All of the service centers reported “margin compression” as moving off higher priced inventory (even at a loss) is more important than sitting on inventory that is losing value every week.

They reported the mills as being “as hungry as me” when it comes to negotiating prices. “If you have tons, mills are willing to deal.”

The service centers had mixed opinions on whether the market is close to a price bottom on benchmark hot rolled coil. One felt there would be a “false bottom,” which is being created by pent-up demand at end users and service centers who have taken (or are taking) inventories lower. By false bottom, this head of purchasing for a large flat rolled service center told the group he expected there to be a bump in pricing (dead cat bounce) only to drop off once again as demand is not strong enough to support the tonnage needed to take lead times out and keep them there.

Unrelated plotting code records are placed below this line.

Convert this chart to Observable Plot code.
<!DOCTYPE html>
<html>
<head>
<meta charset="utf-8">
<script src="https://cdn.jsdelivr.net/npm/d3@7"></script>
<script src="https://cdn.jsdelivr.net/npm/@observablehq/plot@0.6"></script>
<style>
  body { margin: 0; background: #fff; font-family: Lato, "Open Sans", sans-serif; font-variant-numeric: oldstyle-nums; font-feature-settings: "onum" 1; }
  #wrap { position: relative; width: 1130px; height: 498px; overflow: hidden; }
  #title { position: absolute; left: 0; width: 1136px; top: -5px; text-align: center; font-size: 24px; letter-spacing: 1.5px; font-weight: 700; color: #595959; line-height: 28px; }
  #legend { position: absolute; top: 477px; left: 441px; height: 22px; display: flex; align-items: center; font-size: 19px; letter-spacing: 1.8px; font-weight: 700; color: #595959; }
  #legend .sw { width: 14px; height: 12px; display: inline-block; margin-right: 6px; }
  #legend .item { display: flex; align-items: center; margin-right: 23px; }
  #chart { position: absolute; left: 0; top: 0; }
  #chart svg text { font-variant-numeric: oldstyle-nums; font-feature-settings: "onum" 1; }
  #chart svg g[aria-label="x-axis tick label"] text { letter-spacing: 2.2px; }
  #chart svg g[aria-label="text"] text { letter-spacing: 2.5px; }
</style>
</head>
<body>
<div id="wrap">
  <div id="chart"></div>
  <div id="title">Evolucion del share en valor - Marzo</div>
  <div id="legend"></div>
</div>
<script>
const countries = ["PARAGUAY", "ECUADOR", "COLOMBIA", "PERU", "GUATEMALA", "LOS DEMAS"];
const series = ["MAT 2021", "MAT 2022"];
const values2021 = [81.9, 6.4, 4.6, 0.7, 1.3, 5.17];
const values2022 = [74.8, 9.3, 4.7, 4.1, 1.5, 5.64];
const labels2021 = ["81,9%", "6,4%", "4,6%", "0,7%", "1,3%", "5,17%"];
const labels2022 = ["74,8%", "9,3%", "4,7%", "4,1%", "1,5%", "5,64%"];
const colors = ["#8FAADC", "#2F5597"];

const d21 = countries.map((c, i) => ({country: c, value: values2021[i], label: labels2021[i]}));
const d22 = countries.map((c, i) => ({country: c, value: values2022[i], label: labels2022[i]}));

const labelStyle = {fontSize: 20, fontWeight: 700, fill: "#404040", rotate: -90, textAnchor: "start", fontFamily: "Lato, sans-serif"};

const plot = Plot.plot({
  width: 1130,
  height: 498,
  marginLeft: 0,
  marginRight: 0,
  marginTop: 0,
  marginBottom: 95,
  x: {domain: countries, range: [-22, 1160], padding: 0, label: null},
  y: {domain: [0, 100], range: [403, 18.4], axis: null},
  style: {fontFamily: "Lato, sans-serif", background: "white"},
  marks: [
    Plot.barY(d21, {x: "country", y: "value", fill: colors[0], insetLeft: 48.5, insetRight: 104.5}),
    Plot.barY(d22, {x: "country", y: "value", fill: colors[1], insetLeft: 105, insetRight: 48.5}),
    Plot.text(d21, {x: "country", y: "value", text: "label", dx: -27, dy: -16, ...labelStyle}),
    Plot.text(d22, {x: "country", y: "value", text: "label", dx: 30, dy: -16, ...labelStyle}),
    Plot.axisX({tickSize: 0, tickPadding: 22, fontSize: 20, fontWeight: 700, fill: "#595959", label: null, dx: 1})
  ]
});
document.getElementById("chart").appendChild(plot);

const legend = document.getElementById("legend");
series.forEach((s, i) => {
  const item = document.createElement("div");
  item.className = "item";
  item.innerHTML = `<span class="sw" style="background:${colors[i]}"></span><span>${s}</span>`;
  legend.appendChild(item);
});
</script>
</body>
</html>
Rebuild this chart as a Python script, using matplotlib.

A second service center purchasing manager was more optimistic, but didn’t know what “Black Swan event” would be the catalyst to move prices higher.

Scrapmageddon

Two scrap company executives and one analyst for a steel publication reported that scrap prices have been dropping due to high inventories at the steel mills, which didn’t seem to make sense to one scrap CEO. He asked rhetorically, how can the steel mills’ capacity utilization rates be above 80 percent and they have little need for scrap? “There is tepid demand from steel mills. They are not consuming what they are buying.”

One scrap exec said, “We are living in bizzaro world. We are in Scrapmageddon (a play on Timna Tanners’ Steelmageddon forecast).” He went on to say ferrous scrap input values “are upside down.”

Right now, the consensus is for continued pressure on scrap for July. The steel mills refused to buy more scrap in June, even with prices down $30, meaning their offers for July are expected to begin blow the June levels. However, the expectation is the bottom is near, even as the execs asked, “Where is demand?”

One of two things are needed for scrap prices to stabilize and rebound, said one executive: “Steel demand has to pick up or scrap flows have to slow down.”

Right now, U.S. scrap prices viewed from a global perspective “are one heck of a bargain.”